How do I increase income to save more
Negotiate a raise, freelance, pick up side projects, or develop skills that command higher pay. Increasing income often has a bigger effect on savings than shaving small expenses.
What’s the best way to save for a house deposit
Open a separate savings bucket, automate transfers, and set a clear timeline. Reduce large discretionary spending and focus on ramping up the savings rate until you hit the target.
How can I save when I have irregular bills
Create a sinking fund: a dedicated account where you set aside a little each month for irregular but predictable expenses like insurance, car maintenance, and taxes.
Is it better to save for retirement or short-term goals first
Balance both. Start by building a small emergency fund, then contribute to retirement up to employer match if available, and simultaneously save for short-term goals in separate accounts.

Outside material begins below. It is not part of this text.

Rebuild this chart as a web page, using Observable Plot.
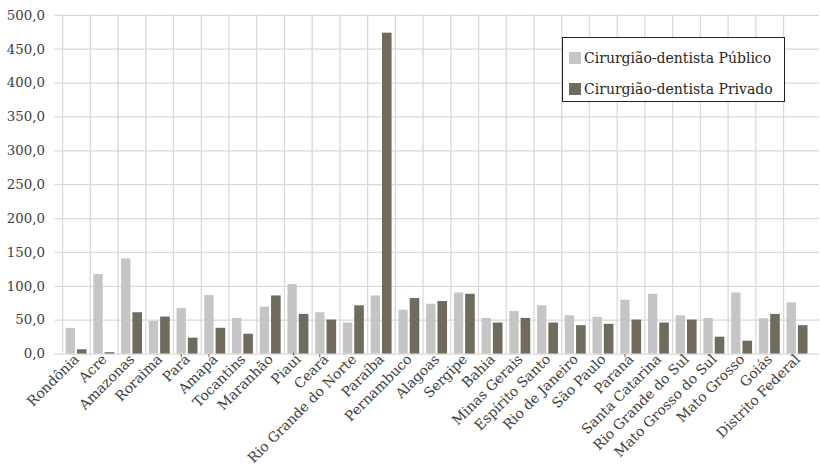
<!DOCTYPE html>
<html>
<head>
<meta charset="utf-8">
<script src="https://cdn.jsdelivr.net/npm/d3@7"></script>
<script src="https://cdn.jsdelivr.net/npm/@observablehq/plot@0.6"></script>
<style>
  html, body { margin: 0; padding: 0; overflow: hidden; background: #fff; }
  #wrap { position: relative; width: 820px; height: 470px; }
  #legend {
    position: absolute; left: 562px; top: 37px; width: 221px; height: 63px;
    border: 1.3px solid #222; background: #fff;
    font-family: "DejaVu Serif", serif; font-size: 14px; color: #262626;
  }
  .item { position: absolute; left: 6px; height: 17px; line-height: 17px; display: flex; align-items: center; white-space: nowrap; }
  .sw { width: 12px; height: 12px; margin-right: 3px; }
</style>
</head>
<body>
<div id="wrap">
  <div id="chart"></div>
  <div id="legend"></div>
</div>
<script>
const states = ["Rondônia","Acre","Amazonas","Roraima","Pará","Amapá","Tocantins","Maranhão","Piauí","Ceará","Rio Grande do Norte","Paraíba","Pernambuco","Alagoas","Sergipe","Bahia","Minas Gerais","Espírito Santo","Rio de Janeiro","São Paulo","Paraná","Santa Catarina","Rio Grande do Sul","Mato Grosso do Sul","Mato Grosso","Goiás","Distrito Federal"];
const publico = [38.0,117.4,140.4,48.2,67.3,86.3,52.6,69.2,102.8,61.0,45.8,85.8,64.8,73.5,90.2,52.6,62.9,71.2,56.5,54.1,79.4,88.2,56.5,52.6,90.2,52.2,75.6];
const privado = [6.3,2.0,61.0,54.6,23.4,38.0,29.2,85.8,58.5,50.2,71.2,473.7,81.9,77.5,88.2,45.8,52.6,45.8,41.9,43.9,50.2,45.8,50.2,24.9,19.0,58.5,41.9];
const seriesNames = ["Cirurgião-dentista Público","Cirurgião-dentista Privado"];
const seriesColors = ["#c4c5c4","#6f6c5e"];
const yTicks = [0,50,100,150,200,250,300,350,400,450,500];

const W = 828, ML = 55, MR = 1;
const bw = (W - ML - MR) / states.length;

const rowsPub = states.map((s, i) => ({state: s, v: publico[i]}));
const rowsPriv = states.map((s, i) => ({state: s, v: privado[i]}));
const fmt = d => d.toFixed(1).replace(".", ",");

const chart = Plot.plot({
  width: W, height: 470,
  marginLeft: ML, marginRight: MR, marginTop: 15, marginBottom: 113,
  style: {fontFamily: "'DejaVu Serif', serif", fontSize: "14px", color: "#404040", background: "#fff"},
  x: {domain: states, padding: 0, label: null},
  y: {domain: [0, 500], label: null},
  marks: [
    Plot.gridY(yTicks, {stroke: "#d9d9d9", strokeOpacity: 1, strokeWidth: 1.3}),
    Plot.ruleX(states, {x: d => d, dx: -bw / 2, stroke: "#d9d9d9", strokeWidth: 1.3}),
    Plot.barY(rowsPub, {x: "state", y: "v", fill: seriesColors[0], insetLeft: 3.3, insetRight: 15.3}),
    Plot.barY(rowsPriv, {x: "state", y: "v", fill: seriesColors[1], insetLeft: 14.7, insetRight: 3.6}),
    Plot.axisY(yTicks, {tickSize: 0, tickPadding: 10, tickFormat: fmt, fontSize: 13.5, label: null}),
    Plot.axisX({tickRotate: -45, tickSize: 0, tickPadding: 3, fontSize: 14, label: null})
  ]
});
document.getElementById("chart").appendChild(chart);

const legend = document.getElementById("legend");
seriesNames.forEach((name, i) => {
  const it = document.createElement("div");
  it.className = "item";
  it.style.top = (i === 0 ? 11.5 : 42.5) + "px";
  const sw = document.createElement("div");
  sw.className = "sw";
  sw.style.background = seriesColors[i];
  const tx = document.createElement("span");
  tx.textContent = name;
  it.appendChild(sw); it.appendChild(tx);
  legend.appendChild(it);
});
</script>
</body>
</html>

How do I avoid lifestyle inflation
Automate raises toward savings, set financial goals before spending, and remember that comfort increases more from time bought with savings than from more stuff.
What are sinking funds and why use them
Sinking funds are savings buckets for planned expenses. They prevent debt by smoothing the cost of irregular bills across the year.
How do I decide between renting and buying
Compare total costs including mortgage, taxes, maintenance, and opportunity cost of the down payment. Consider time horizon: buying usually makes more sense if you plan to stay several years.
How much should I save after an emergency expense
Replenish your emergency fund as soon as you can. If that’s not immediately possible, allocate a set percent of each paycheck to rebuilding it until you’re back to your target.
What to do if I slip and stop saving for a few months
Don’t panic. Restart with small automatic transfers and rebuild momentum. Analyze why you stopped and adjust the system so it’s more resilient next time.
How do taxes affect my saving strategy
Tax-advantaged accounts for retirement can boost your long-term savings by reducing taxable income or allowing tax-free growth. Use them alongside taxable investments for flexibility.
Can I use credit cards to save money
Yes if you pay the full balance each month. Use cards for rewards and purchase protection, but avoid carrying a balance because interest wipes out any gains.
How can I measure progress beyond bank balances
Track your savings rate, net worth, and how many months of expenses your liquid savings cover. These metrics give a clearer picture than raw balances alone.
Is financial independence realistic for ordinary people
Yes. Many people with regular incomes reach financial independence by optimizing spending, increasing savings rate, and investing wisely. It’s a long game that rewards consistency.